** START **

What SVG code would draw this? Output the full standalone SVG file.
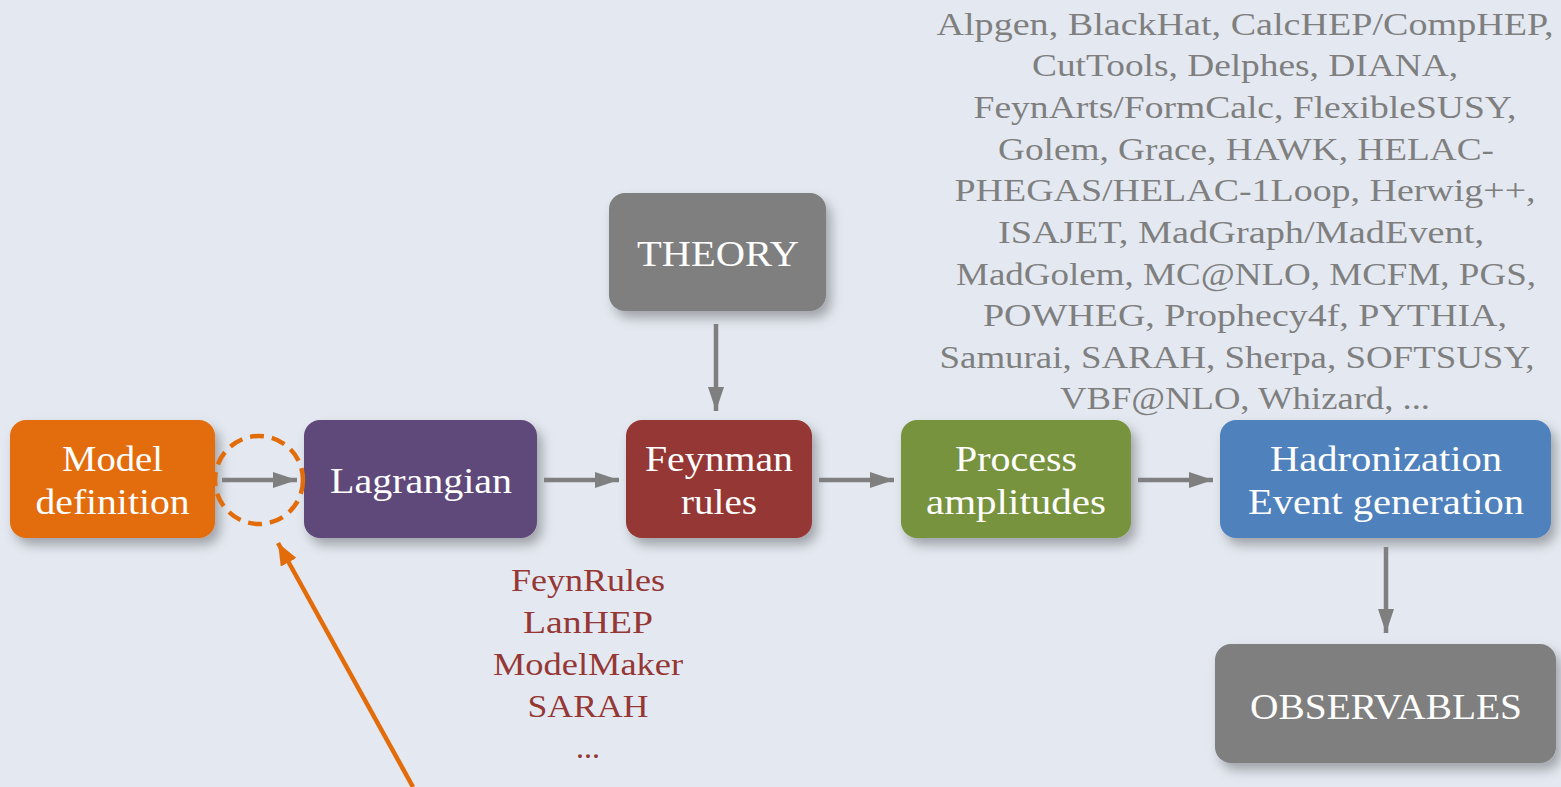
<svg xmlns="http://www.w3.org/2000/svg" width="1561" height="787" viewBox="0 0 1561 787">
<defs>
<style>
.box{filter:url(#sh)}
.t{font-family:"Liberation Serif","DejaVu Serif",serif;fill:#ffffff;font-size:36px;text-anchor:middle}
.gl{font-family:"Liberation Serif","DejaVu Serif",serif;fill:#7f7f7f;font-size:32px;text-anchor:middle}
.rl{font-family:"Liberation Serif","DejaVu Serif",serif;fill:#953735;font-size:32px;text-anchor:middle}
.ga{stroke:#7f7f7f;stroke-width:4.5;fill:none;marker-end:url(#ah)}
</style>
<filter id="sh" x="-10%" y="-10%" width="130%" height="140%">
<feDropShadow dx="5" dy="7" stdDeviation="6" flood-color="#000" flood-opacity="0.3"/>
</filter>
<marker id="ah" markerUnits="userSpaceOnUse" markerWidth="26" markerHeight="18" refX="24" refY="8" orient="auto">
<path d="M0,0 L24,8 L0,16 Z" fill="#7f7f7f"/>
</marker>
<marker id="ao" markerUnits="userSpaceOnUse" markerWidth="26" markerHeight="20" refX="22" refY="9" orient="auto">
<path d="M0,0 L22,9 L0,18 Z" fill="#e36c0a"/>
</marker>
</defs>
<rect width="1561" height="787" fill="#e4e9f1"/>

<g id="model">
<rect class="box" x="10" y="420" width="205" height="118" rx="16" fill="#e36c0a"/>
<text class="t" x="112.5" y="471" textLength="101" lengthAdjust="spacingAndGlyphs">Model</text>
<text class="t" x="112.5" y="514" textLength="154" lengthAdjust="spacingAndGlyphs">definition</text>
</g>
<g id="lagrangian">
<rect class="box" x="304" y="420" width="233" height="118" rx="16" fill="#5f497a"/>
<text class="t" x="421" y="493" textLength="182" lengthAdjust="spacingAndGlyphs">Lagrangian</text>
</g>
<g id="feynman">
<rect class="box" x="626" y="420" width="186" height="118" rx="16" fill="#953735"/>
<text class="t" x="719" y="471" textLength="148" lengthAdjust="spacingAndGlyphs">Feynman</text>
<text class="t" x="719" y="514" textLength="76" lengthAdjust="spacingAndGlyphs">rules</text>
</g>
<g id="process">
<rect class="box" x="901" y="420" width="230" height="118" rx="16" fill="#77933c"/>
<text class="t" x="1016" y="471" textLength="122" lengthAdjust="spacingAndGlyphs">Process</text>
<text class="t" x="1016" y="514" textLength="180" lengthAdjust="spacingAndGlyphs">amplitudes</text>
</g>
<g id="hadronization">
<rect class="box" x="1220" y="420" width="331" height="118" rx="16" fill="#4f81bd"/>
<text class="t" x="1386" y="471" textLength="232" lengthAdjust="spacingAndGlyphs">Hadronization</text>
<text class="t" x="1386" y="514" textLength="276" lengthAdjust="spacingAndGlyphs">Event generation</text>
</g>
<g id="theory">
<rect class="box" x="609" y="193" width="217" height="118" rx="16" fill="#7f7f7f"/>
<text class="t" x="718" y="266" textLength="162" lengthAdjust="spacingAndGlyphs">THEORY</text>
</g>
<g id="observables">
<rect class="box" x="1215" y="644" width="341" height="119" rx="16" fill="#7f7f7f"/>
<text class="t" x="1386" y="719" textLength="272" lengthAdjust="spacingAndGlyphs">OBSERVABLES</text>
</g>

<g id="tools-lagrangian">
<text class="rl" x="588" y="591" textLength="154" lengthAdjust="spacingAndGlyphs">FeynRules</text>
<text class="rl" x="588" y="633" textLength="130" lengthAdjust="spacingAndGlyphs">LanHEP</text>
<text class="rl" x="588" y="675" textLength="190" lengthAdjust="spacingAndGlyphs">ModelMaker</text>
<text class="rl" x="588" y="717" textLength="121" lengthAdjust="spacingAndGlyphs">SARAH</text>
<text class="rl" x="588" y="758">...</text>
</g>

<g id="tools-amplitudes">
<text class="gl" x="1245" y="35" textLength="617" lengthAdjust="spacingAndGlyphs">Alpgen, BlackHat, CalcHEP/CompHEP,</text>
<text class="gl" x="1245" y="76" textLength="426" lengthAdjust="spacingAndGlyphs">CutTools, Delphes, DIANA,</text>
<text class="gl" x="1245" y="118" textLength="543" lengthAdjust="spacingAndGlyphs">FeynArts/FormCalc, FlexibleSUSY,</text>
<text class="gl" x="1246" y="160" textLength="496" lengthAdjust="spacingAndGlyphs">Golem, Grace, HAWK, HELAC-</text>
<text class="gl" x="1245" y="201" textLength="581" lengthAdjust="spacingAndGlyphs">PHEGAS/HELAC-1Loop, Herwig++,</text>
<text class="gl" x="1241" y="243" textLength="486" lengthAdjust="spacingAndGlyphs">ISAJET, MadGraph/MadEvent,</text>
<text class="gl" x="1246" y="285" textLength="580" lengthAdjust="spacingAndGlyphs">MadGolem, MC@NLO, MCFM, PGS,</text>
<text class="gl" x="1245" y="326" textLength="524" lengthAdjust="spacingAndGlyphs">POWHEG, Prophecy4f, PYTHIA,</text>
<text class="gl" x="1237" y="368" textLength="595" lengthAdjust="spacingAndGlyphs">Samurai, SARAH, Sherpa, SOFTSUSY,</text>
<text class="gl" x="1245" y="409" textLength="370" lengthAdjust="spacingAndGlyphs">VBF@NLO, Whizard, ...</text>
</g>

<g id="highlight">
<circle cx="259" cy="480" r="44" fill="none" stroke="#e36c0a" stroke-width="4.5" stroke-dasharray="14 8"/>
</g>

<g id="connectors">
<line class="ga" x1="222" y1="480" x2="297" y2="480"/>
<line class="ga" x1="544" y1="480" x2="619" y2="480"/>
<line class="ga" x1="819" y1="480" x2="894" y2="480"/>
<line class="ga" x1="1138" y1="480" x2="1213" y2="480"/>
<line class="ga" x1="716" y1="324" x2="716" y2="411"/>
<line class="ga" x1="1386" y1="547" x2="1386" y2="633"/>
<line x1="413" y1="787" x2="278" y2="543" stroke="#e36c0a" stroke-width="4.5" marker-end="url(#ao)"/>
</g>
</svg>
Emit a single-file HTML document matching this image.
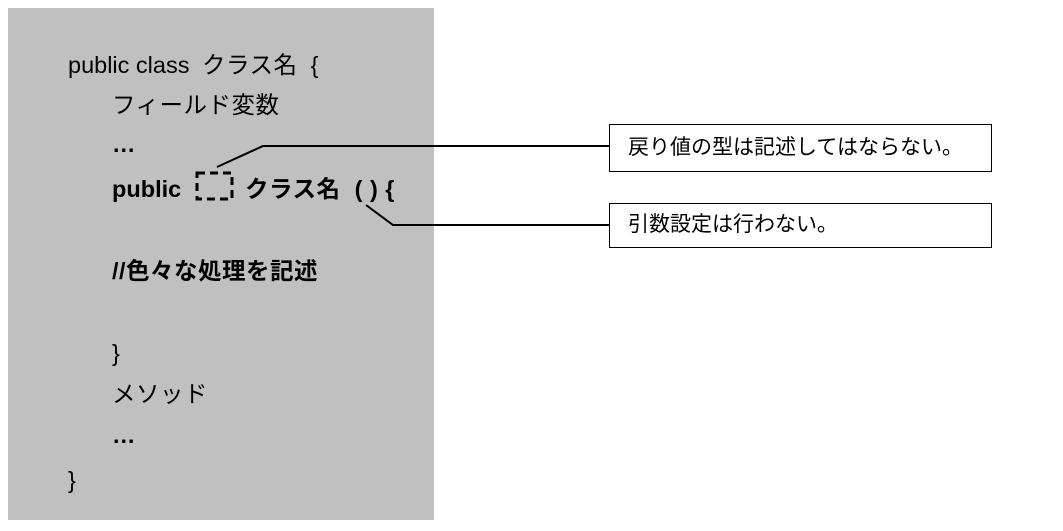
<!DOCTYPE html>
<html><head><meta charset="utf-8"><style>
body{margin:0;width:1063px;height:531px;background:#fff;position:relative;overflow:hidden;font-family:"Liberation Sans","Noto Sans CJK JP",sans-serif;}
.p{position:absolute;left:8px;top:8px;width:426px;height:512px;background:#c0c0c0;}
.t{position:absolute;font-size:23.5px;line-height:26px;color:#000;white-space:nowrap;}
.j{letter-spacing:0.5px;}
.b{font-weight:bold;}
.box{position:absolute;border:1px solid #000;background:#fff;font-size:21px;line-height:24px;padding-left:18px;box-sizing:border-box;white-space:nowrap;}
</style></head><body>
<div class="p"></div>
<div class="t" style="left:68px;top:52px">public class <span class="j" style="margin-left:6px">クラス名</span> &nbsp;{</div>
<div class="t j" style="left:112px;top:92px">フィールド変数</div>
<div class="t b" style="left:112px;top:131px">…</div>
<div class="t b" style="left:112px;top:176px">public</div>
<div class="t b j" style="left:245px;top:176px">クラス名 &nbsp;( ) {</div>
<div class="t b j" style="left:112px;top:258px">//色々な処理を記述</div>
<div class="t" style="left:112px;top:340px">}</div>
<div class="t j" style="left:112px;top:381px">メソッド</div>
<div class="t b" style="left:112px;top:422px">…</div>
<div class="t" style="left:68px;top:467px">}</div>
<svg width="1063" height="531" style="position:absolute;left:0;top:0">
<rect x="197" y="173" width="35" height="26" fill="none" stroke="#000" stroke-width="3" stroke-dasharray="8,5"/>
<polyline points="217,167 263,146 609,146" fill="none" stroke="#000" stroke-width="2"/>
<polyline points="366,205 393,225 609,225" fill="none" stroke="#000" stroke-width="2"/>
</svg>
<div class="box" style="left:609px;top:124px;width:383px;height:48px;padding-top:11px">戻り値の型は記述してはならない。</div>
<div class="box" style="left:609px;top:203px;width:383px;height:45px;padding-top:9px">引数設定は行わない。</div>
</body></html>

** END **

Leave out every line without the string "this" and copy the rest.

## SOLUTION
What SVG code would draw this? Output the full standalone SVG file.
Emit a single-file HTML document matching this image.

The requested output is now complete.